The number of groups/combinations with Kyra in it = (the total permutations with Kyra in it [order matters])/(the total number of ways to arrange things in a group or the total number of arrangements in a group [order matters]). Because there will be 2 people in a group (people that will be with Kyra in a group), the number of ways to arrange the 2 people in a group is just 2! (2 factorial).

Lastly, we divide the number of combinations or groups with Kyra in it by the number of combinations or groups in total because it's just the formula for probability. That is just the total number of events that fit our constraints divided by the total number of possible outcomes.

Please correct me if I'm wrong.

Additional explanations from hints on Khan Academy website (different word problems, same drill, so I modify it to suit this exact problem):

We want to count all of the groups that include Kyra. This is equivalent to how many groups of 2 students are possible from her other 12 teammates. Kyra could then "join" any of those groups, and we have counted how many groups of 3 people including Kyra.(11 votes)- Your explanation is correct! I appreciate the effort you put into making it more intuitive by visualizing it with trees and branches. Your explanation of permutations and combinations is also accurate, as well as your calculation of the total number of permutations and the number of groups with Kyra in it. Your explanation of the formula for probability is also correct. Overall, great job!(4 votes)

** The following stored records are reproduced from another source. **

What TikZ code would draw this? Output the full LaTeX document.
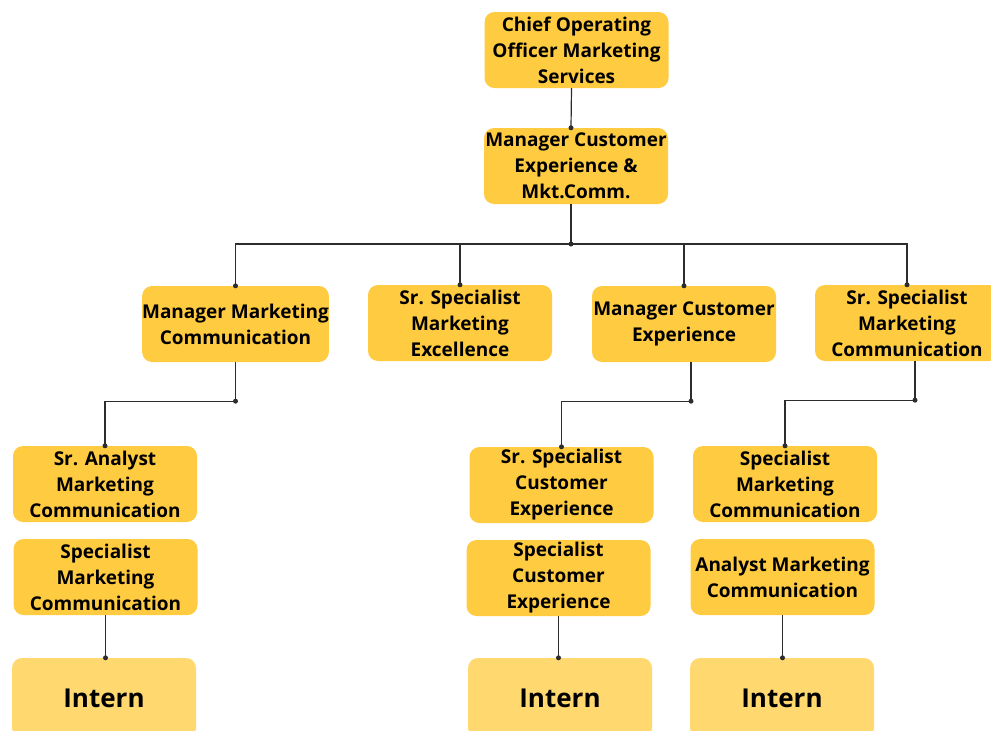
\documentclass[tikz,border=0pt]{standalone}
\usepackage{fontspec}
\setmainfont{Open Sans}
\definecolor{boxy}{RGB}{255,203,64}
\definecolor{interny}{RGB}{255,217,112}
\definecolor{linec}{RGB}{45,45,45}
\newcommand\orgdot[1]{\fill[linec] (#1) circle (2.5pt);}
\begin{document}
\begin{tikzpicture}[x=1pt,y=-1pt,
  box/.style={fill=boxy, rounded corners=10pt, minimum width=184pt, minimum height=76pt,
    align=center, inner sep=0pt, text=black, font=\fontsize{19}{26}\selectfont\bfseries},
  intern/.style={box, fill=interny, minimum height=80pt, font=\fontsize{26}{30}\selectfont\bfseries},
  conn/.style={draw=linec, line width=1.2pt}]
\useasboundingbox (0,0) rectangle (991,731);
\clip (0,0) rectangle (991,731);
% nodes
\node[box] (coo) at (576.5,50) {Chief Operating\\Officer Marketing\\Services};
\node[box] (mce) at (576,166) {Manager Customer\\Experience \&\\Mkt.Comm.};
\node[box] (mmc) at (235.5,324) {Manager Marketing\\Communication};
\node[box] (ssme) at (460,323) {Sr. Specialist\\Marketing\\Excellence};
\node[box] (mcx) at (684,324) {Manager Customer\\Experience};
\node[box] (ssmc) at (907,323) {Sr. Specialist\\Marketing\\Communication};
\node[box] (sam) at (105,484) {Sr. Analyst\\Marketing\\Communication};
\node[box] (smc1) at (105.5,577) {Specialist\\Marketing\\Communication};
\node[intern] (int1) at (104,698) {Intern};
\node[box] (sscx) at (561.5,485) {Sr. Specialist\\Customer\\Experience};
\node[box] (scx) at (558.5,578) {Specialist\\Customer\\Experience};
\node[intern] (int2) at (560,698) {Intern};
\node[box] (smc2) at (785,484) {Specialist\\Marketing\\Communication};
\node[box] (amc) at (782.5,577) {Analyst Marketing\\Communication};
\node[intern] (int3) at (782,698) {Intern};
% connectors
\draw[conn] ([xshift=-5pt]coo.south) -- ([xshift=-5pt]mce.north);
\orgdot{[xshift=-5pt]mce.north}
\coordinate (bus) at (571,244);
\draw[conn] ([xshift=-5pt]mce.south) -- (bus);
\orgdot{bus}
\draw[conn] (mmc.north) -- (mmc.north |- bus) -- (ssmc.north |- bus) -- (ssmc.north);
\draw[conn] (ssme.north |- bus) -- (ssme.north);
\draw[conn] (mcx.north |- bus) -- (mcx.north);
\orgdot{mmc.north}
\orgdot{ssme.north}
\orgdot{mcx.north}
\orgdot{ssmc.north}
\draw[conn] (mmc.south) -- ++(0,39) coordinate (e1) -| (sam.north);
\orgdot{e1}
\orgdot{sam.north}
\draw[conn] ([xshift=7pt]mcx.south) -- ++(0,39) coordinate (e2) -| (sscx.north);
\orgdot{e2}
\orgdot{sscx.north}
\draw[conn] ([xshift=8pt]ssmc.south) -- ++(0,39) coordinate (e3) -| (smc2.north);
\orgdot{e3}
\orgdot{smc2.north}
\draw[conn] (smc1.south) -- (smc1.south |- int1.north);
\orgdot{smc1.south |- int1.north}
\draw[conn] (scx.south) -- (scx.south |- int2.north);
\orgdot{scx.south |- int2.north}
\draw[conn] (amc.south) -- (amc.south |- int3.north);
\orgdot{amc.south |- int3.north}
\end{tikzpicture}
\end{document}
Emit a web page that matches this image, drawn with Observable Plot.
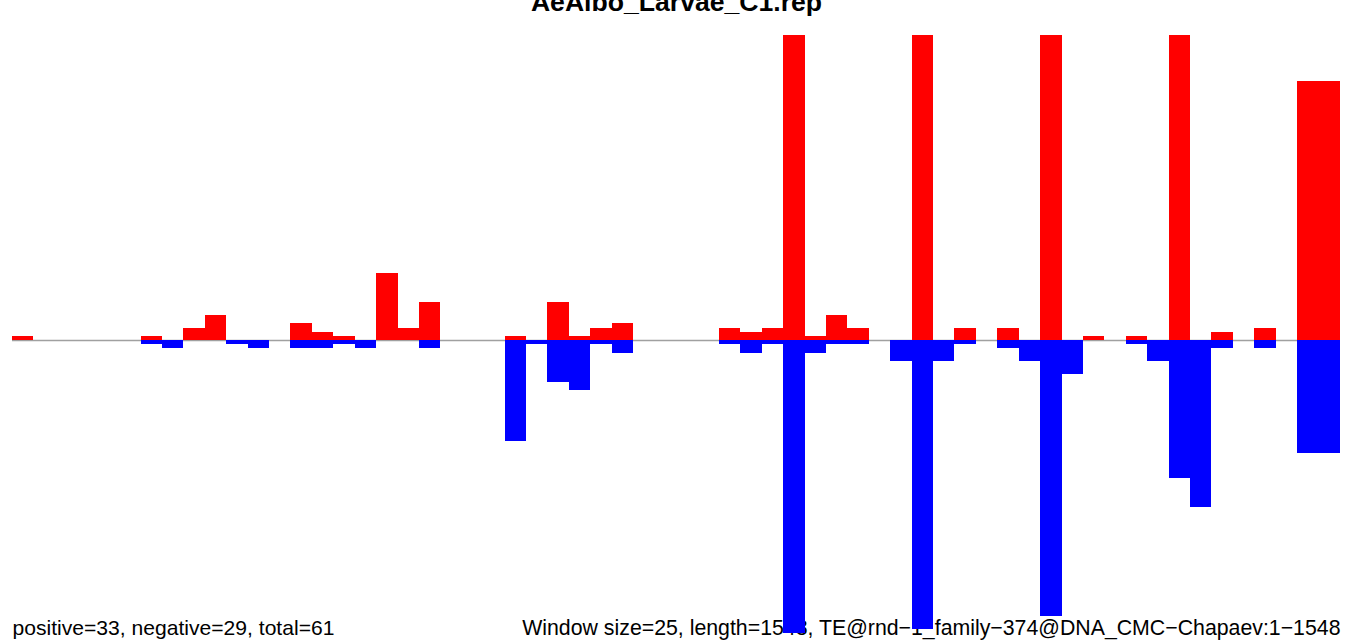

- I'm not sure why this doesn't make sense to me, but I don't understand what Sal means when he says that "if we know that Kyra's on the team, the possibilities are the other two people on the team." Why do the other two people matter?(8 votes)
- One slight correction, Sal says, "if we know that Kyra's on the team, then the possibilities are who's gonna be the other two people on the team, and who are the possible candidates for the other two people?" Adding the who's (even though transcript uses whose) turns it into a question rather than a statement as you have it. So if Kyra is one, what possibilities do we have for the other two? is how I would paraphrase what Sal is saying.(5 votes)

- I'm with bobbysundstrom in not getting the reason "why the other two people matter?"(5 votes)
- well, it's weird that the answer is so obvious while taking more time(3 votes)
- I'm confused at1:36. He says something similar to "if we know that Kyra is on a team, then what are the possibilities for the other two people?" And for that, he uses 12 choose 2.

But wouldn't that be the same thing as saying "if we know that <someone else> is on a team, then what are the possibilities for the other two people?" Why does this only work for Kyra's possibilities?(1 vote)- It doesn't only work for Kyra.

If we for example knew that Charlie was on the team, then there are 12C2 possibilities for the other two members.

However, this doesn't mean that there are 12C2 + 12C2 combinations where either Kyra or Charlie are on the team, because this double-counts the combinations where Kyra and Charlie are both on the team and we would also have to subtract 1C11.(2 votes)

- Why doesn't (1/13)+(1/12)+(1/11) work?(1 vote)
- Because this expression not enough strict to describe probability of Kyra being chosen (algorithmically speaking).

You want something like this:`Event 1 Kyra chosen on the first attempt (`

probability of Kyra being chosen

) OR

Event 2 Kyra chosen on the second attempt (

probability of Kyra not being chosen first time AND

probability of Kyra being chosen on the second attempt

) OR

Event 3 Kyra chosen on the third attempt (

probability of Kyra not being chosen first time AND

probability of Kyra not being chosen on the second attempt AND

probability of Kyra being chosen on the third attempt

)

As math expression: (1/13) + (12/13 * 1/12) + (12/13 * 11/12 * 1/11) = 1/13 + 1/13 + 1/13 = 3/13

Sorry for wording and grammar, English isn't my first language.(2 votes)

- i get 13 choose 3 and 12 choose 2 but why did we not do 11 choose 1?(2 votes)
- Where would this go? The chance that Kyra was on the committee (which is the question) is number of committees Kyra is on/total possible number of committees. 12 choose two tells number of committees that Kyra is on, thus the numerator, and total committees is 13 choose 3 which is the denominator.(0 votes)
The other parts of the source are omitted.